▶ [Goal of the exercise] Write out the material exactly. Do not include the pictures.

# # # # # # #

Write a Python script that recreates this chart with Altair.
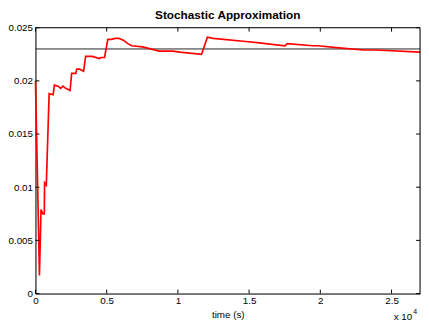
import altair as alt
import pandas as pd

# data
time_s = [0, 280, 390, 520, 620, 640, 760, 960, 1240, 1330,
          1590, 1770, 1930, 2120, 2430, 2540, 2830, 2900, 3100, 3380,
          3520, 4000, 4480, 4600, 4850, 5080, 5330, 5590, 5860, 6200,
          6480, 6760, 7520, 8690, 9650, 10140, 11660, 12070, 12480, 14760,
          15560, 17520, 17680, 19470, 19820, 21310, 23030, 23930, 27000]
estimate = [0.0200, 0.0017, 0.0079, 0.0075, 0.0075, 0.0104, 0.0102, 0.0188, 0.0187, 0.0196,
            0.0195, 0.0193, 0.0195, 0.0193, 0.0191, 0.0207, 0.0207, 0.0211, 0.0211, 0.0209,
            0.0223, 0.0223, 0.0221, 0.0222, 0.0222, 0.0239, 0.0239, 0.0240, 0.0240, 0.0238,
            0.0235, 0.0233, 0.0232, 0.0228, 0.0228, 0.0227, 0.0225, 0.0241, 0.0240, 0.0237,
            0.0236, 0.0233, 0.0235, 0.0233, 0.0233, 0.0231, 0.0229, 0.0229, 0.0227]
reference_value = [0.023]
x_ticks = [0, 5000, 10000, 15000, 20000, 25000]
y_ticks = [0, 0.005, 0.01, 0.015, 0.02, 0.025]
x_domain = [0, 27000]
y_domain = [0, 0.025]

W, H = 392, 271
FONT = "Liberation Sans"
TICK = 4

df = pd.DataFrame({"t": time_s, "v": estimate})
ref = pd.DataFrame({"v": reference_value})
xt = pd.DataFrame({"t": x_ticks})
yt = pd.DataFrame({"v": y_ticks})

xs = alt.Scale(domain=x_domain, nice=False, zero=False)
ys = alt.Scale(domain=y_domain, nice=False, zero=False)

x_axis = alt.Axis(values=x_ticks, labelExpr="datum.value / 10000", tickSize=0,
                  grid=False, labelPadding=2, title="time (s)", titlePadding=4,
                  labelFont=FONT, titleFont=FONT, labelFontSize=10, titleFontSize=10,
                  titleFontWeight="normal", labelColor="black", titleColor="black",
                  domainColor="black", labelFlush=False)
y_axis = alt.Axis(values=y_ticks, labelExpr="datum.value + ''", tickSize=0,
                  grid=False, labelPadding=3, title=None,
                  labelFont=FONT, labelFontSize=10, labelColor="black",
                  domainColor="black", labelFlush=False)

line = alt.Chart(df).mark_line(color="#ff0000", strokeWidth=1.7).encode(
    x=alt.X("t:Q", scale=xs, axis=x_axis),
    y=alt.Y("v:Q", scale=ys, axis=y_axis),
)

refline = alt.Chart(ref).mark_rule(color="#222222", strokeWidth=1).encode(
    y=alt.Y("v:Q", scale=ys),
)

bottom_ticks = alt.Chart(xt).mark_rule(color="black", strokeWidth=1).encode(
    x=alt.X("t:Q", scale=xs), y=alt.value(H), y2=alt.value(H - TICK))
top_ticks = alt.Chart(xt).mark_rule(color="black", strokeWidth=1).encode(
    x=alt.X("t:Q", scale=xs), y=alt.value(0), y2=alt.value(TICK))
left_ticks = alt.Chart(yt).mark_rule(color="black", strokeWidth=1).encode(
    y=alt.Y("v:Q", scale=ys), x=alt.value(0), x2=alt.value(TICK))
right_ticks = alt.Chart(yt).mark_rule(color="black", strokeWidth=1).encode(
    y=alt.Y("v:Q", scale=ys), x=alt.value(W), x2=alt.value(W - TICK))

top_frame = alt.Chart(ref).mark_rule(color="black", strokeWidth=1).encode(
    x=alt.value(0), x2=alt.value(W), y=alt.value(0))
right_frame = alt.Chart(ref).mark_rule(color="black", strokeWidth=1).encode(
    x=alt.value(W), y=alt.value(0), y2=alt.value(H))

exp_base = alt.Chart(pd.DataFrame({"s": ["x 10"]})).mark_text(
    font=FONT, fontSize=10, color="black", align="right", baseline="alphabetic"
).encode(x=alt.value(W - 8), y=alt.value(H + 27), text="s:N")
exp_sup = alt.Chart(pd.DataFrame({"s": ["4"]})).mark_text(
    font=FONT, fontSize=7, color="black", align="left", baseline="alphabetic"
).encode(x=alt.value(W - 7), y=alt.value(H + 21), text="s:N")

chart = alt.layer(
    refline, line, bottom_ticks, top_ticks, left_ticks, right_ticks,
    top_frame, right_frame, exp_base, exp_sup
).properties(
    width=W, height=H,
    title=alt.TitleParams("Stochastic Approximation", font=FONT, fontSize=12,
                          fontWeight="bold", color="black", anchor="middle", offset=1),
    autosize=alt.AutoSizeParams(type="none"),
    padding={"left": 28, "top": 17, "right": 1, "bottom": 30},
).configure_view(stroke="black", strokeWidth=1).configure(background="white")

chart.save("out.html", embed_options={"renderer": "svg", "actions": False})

# # # # # # #

▶ [Exercise solution]
Write a Python script that recreates this chart with Altair.
import altair as alt
import pandas as pd

# data
time_s = [0, 280, 390, 520, 620, 640, 760, 960, 1240, 1330,
          1590, 1770, 1930, 2120, 2430, 2540, 2830, 2900, 3100, 3380,
          3520, 4000, 4480, 4600, 4850, 5080, 5330, 5590, 5860, 6200,
          6480, 6760, 7520, 8690, 9650, 10140, 11660, 12070, 12480, 14760,
          15560, 17520, 17680, 19470, 19820, 21310, 23030, 23930, 27000]
estimate = [0.0200, 0.0017, 0.0079, 0.0075, 0.0075, 0.0104, 0.0102, 0.0188, 0.0187, 0.0196,
            0.0195, 0.0193, 0.0195, 0.0193, 0.0191, 0.0207, 0.0207, 0.0211, 0.0211, 0.0209,
            0.0223, 0.0223, 0.0221, 0.0222, 0.0222, 0.0239, 0.0239, 0.0240, 0.0240, 0.0238,
            0.0235, 0.0233, 0.0232, 0.0228, 0.0228, 0.0227, 0.0225, 0.0241, 0.0240, 0.0237,
            0.0236, 0.0233, 0.0235, 0.0233, 0.0233, 0.0231, 0.0229, 0.0229, 0.0227]
reference_value = [0.023]
x_ticks = [0, 5000, 10000, 15000, 20000, 25000]
y_ticks = [0, 0.005, 0.01, 0.015, 0.02, 0.025]
x_domain = [0, 27000]
y_domain = [0, 0.025]

W, H = 392, 271
FONT = "Liberation Sans"
TICK = 4

df = pd.DataFrame({"t": time_s, "v": estimate})
ref = pd.DataFrame({"v": reference_value})
xt = pd.DataFrame({"t": x_ticks})
yt = pd.DataFrame({"v": y_ticks})

xs = alt.Scale(domain=x_domain, nice=False, zero=False)
ys = alt.Scale(domain=y_domain, nice=False, zero=False)

x_axis = alt.Axis(values=x_ticks, labelExpr="datum.value / 10000", tickSize=0,
                  grid=False, labelPadding=2, title="time (s)", titlePadding=4,
                  labelFont=FONT, titleFont=FONT, labelFontSize=10, titleFontSize=10,
                  titleFontWeight="normal", labelColor="black", titleColor="black",
                  domainColor="black", labelFlush=False)
y_axis = alt.Axis(values=y_ticks, labelExpr="datum.value + ''", tickSize=0,
                  grid=False, labelPadding=3, title=None,
                  labelFont=FONT, labelFontSize=10, labelColor="black",
                  domainColor="black", labelFlush=False)

line = alt.Chart(df).mark_line(color="#ff0000", strokeWidth=1.7).encode(
    x=alt.X("t:Q", scale=xs, axis=x_axis),
    y=alt.Y("v:Q", scale=ys, axis=y_axis),
)

refline = alt.Chart(ref).mark_rule(color="#222222", strokeWidth=1).encode(
    y=alt.Y("v:Q", scale=ys),
)

bottom_ticks = alt.Chart(xt).mark_rule(color="black", strokeWidth=1).encode(
    x=alt.X("t:Q", scale=xs), y=alt.value(H), y2=alt.value(H - TICK))
top_ticks = alt.Chart(xt).mark_rule(color="black", strokeWidth=1).encode(
    x=alt.X("t:Q", scale=xs), y=alt.value(0), y2=alt.value(TICK))
left_ticks = alt.Chart(yt).mark_rule(color="black", strokeWidth=1).encode(
    y=alt.Y("v:Q", scale=ys), x=alt.value(0), x2=alt.value(TICK))
right_ticks = alt.Chart(yt).mark_rule(color="black", strokeWidth=1).encode(
    y=alt.Y("v:Q", scale=ys), x=alt.value(W), x2=alt.value(W - TICK))

top_frame = alt.Chart(ref).mark_rule(color="black", strokeWidth=1).encode(
    x=alt.value(0), x2=alt.value(W), y=alt.value(0))
right_frame = alt.Chart(ref).mark_rule(color="black", strokeWidth=1).encode(
    x=alt.value(W), y=alt.value(0), y2=alt.value(H))

exp_base = alt.Chart(pd.DataFrame({"s": ["x 10"]})).mark_text(
    font=FONT, fontSize=10, color="black", align="right", baseline="alphabetic"
).encode(x=alt.value(W - 8), y=alt.value(H + 27), text="s:N")
exp_sup = alt.Chart(pd.DataFrame({"s": ["4"]})).mark_text(
    font=FONT, fontSize=7, color="black", align="left", baseline="alphabetic"
).encode(x=alt.value(W - 7), y=alt.value(H + 21), text="s:N")

chart = alt.layer(
    refline, line, bottom_ticks, top_ticks, left_ticks, right_ticks,
    top_frame, right_frame, exp_base, exp_sup
).properties(
    width=W, height=H,
    title=alt.TitleParams("Stochastic Approximation", font=FONT, fontSize=12,
                          fontWeight="bold", color="black", anchor="middle", offset=1),
    autosize=alt.AutoSizeParams(type="none"),
    padding={"left": 28, "top": 17, "right": 1, "bottom": 30},
).configure_view(stroke="black", strokeWidth=1).configure(background="white")

chart.save("out.html", embed_options={"renderer": "svg", "actions": False})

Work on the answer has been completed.